OBJECTIVE :: Return only the lines from the top of the data down to the one that holds "import * as d3 from 'd3'", both included, without any pictures.

MATERIAL PROVIDED ::
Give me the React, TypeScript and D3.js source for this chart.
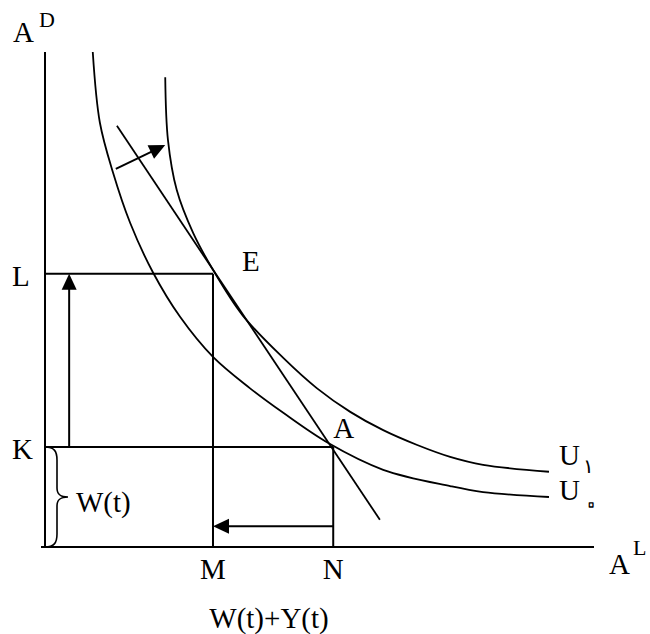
import React from 'react'
import * as d3 from 'd3'

// indifference curves (A^L, A^D units)
const curveU0: [number, number][] = [
  [0.87, 10.0], [1.0, 8.57], [1.24, 7.56], [1.55, 6.55], [1.97, 5.54], [2.46, 4.65],
  [3.06, 3.84], [3.73, 3.21], [4.34, 2.71], [5.16, 2.1], [6.16, 1.56], [7.38, 1.23],
  [7.98, 1.11], [9.18, 1.01],
]
const curveU1: [number, number][] = [
  [2.19, 9.49], [2.24, 8.22], [2.4, 7.21], [2.7, 6.34], [3.06, 5.6], [3.6, 4.68],
  [4.34, 3.82], [4.95, 3.21], [5.56, 2.73], [6.16, 2.36], [6.78, 2.06],
  [7.38, 1.82], [7.98, 1.66], [9.18, 1.52],
]
const budgetLine: [number, number][] = [[1.31, 8.51], [6.1, 0.55]]
const shiftArrow: [number, number][] = [[1.29, 7.64], [2.19, 8.12]]

const pointE = { name: 'E', x: 3.06, y: 5.52 }
const pointA = { name: 'A', x: 5.25, y: 2.02 }
const yMarks = [{ label: 'K', value: 2.02 }, { label: 'L', value: 5.52 }]
const xMarks = [{ label: 'M', value: 3.06 }, { label: 'N', value: 5.25 }]
const curveLabels = [
  { main: 'U', sub: '۱', y: 1.52 },
  { main: 'U', sub: '۰', y: 1.01 },
]
const upArrowX = 0.44
const leftArrowY = 0.42

const width = 650
const height = 634
const font = '"Liberation Serif", "Times New Roman", serif'

const x = d3.scaleLinear().domain([0, 10]).range([45, 594])
const y = d3.scaleLinear().domain([0, 10]).range([547, 52])

const curveLine = d3
  .line<[number, number]>()
  .x((d) => x(d[0]))
  .y((d) => y(d[1]))
  .curve(d3.curveCatmullRom.alpha(0.5))

const straight = d3
  .line<[number, number]>()
  .x((d) => x(d[0]))
  .y((d) => y(d[1]))

function Arrow({ from, to, len = 16, half = 7.5 }) {
  const [x1, y1] = from
  const [x2, y2] = to
  const dx = x2 - x1
  const dy = y2 - y1
  const d = Math.hypot(dx, dy)
  const ux = dx / d
  const uy = dy / d
  const bx = x2 - ux * len
  const by = y2 - uy * len
  const pts = [
    [x2, y2],
    [bx - uy * half, by + ux * half],
    [bx + uy * half, by - ux * half],
  ]
  return (
    <g>
      <line x1={x1} y1={y1} x2={bx + ux} y2={by + uy} stroke="#000" strokeWidth={2} />
      <polygon points={pts.map((p) => p.join(',')).join(' ')} fill="#000" />
    </g>
  )
}

export default function App() {
  const x0 = x(0)
  const yK = y(yMarks[0].value)
  const yBot = y(0)
  const mid = (yK + yBot) / 2
  const brace = `M${x0},${yK} C${x0 + 9},${yK} ${x0 + 12},${yK + 4} ${x0 + 12},${yK + 13}
    L${x0 + 12},${mid - 9} C${x0 + 12},${mid - 2} ${x0 + 16},${mid} ${x0 + 23},${mid}
    C${x0 + 16},${mid} ${x0 + 12},${mid + 2} ${x0 + 12},${mid + 9}
    L${x0 + 12},${yBot - 13} C${x0 + 12},${yBot - 4} ${x0 + 9},${yBot} ${x0},${yBot}`

  return (
    <svg
      width={width}
      height={height}
      style={{ position: 'absolute', left: 0, top: 0, background: '#fff' }}
      fontFamily={font}
    >
      {/* axes */}
      <line x1={x0} y1={y(10)} x2={x0} y2={yBot} stroke="#000" strokeWidth={2} />
      <line x1={x0 - 4} y1={yBot} x2={x(10)} y2={yBot} stroke="#000" strokeWidth={2} />

      {/* guide rectangles */}
      <line x1={x0} y1={y(pointE.y)} x2={x(pointE.x)} y2={y(pointE.y)} stroke="#000" strokeWidth={2} />
      <line x1={x(pointE.x)} y1={y(pointE.y)} x2={x(pointE.x)} y2={yBot} stroke="#000" strokeWidth={2} />
      <line x1={x0} y1={y(pointA.y)} x2={x(pointA.x)} y2={y(pointA.y)} stroke="#000" strokeWidth={2} />
      <line x1={x(pointA.x)} y1={y(pointA.y)} x2={x(pointA.x)} y2={yBot} stroke="#000" strokeWidth={2} />

      {/* curves and budget line */}
      <path d={curveLine(curveU0) ?? ''} fill="none" stroke="#000" strokeWidth={1.8} />
      <path d={curveLine(curveU1) ?? ''} fill="none" stroke="#000" strokeWidth={1.8} />
      <path d={straight(budgetLine) ?? ''} fill="none" stroke="#000" strokeWidth={1.8} />

      {/* arrows */}
      <Arrow from={[x(upArrowX), y(pointA.y)]} to={[x(upArrowX), y(pointE.y)]} />
      <Arrow from={[x(pointA.x), y(leftArrowY)]} to={[x(pointE.x), y(leftArrowY)]} />
      <Arrow from={[x(shiftArrow[0][0]), y(shiftArrow[0][1])]} to={[x(shiftArrow[1][0]), y(shiftArrow[1][1])]} />

      {/* brace */}
      <path d={brace} fill="none" stroke="#000" strokeWidth={1.6} />
      <text x={x0 + 31} y={mid + 15} fontSize={29}>W(t)</text>

      {/* axis titles */}
      <text x={13} y={42} fontSize={29}>A</text>
      <text x={39} y={27} fontSize={22}>D</text>
      <text x={609} y={574} fontSize={29}>A</text>
      <text x={633} y={555} fontSize={22}>L</text>
      <text x={269} y={628} fontSize={29} textAnchor="middle">W(t)+Y(t)</text>

      {yMarks.map((m) => (
        <text key={m.label} x={12} y={y(m.value) + 12} fontSize={29}>{m.label}</text>
      ))}
      {xMarks.map((m) => (
        <text key={m.label} x={x(m.value)} y={yBot + 32} fontSize={29} textAnchor="middle">{m.label}</text>
      ))}

      <text x={x(pointE.x) + 29} y={y(pointE.y) - 3} fontSize={29}>{pointE.name}</text>
      <text x={x(pointA.x)} y={y(pointA.y) - 9} fontSize={29}>{pointA.name}</text>

      {curveLabels.map((c, i) => (
        <g key={i}>
          <text x={x(9.18) + 10} y={y(c.y) + (i === 0 ? -7 : 3)} fontSize={29}>{c.main}</text>
          {i === 0 ? (
            <text x={x(9.18) + 34} y={y(c.y) + 1} fontSize={20} fontFamily="DejaVu Sans">{c.sub}</text>
          ) : (
            <text x={x(9.18) + 33} y={y(c.y) + 17} fontSize={34} fontFamily="DejaVu Sans"
              fill="none" stroke="#000" strokeWidth={1.3} strokeLinejoin="round">{c.sub}</text>
          )}
        </g>
      ))}
    </svg>
  )
}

CORRECT OUTPUT ::
Give me the React, TypeScript and D3.js source for this chart.
import React from 'react'
import * as d3 from 'd3'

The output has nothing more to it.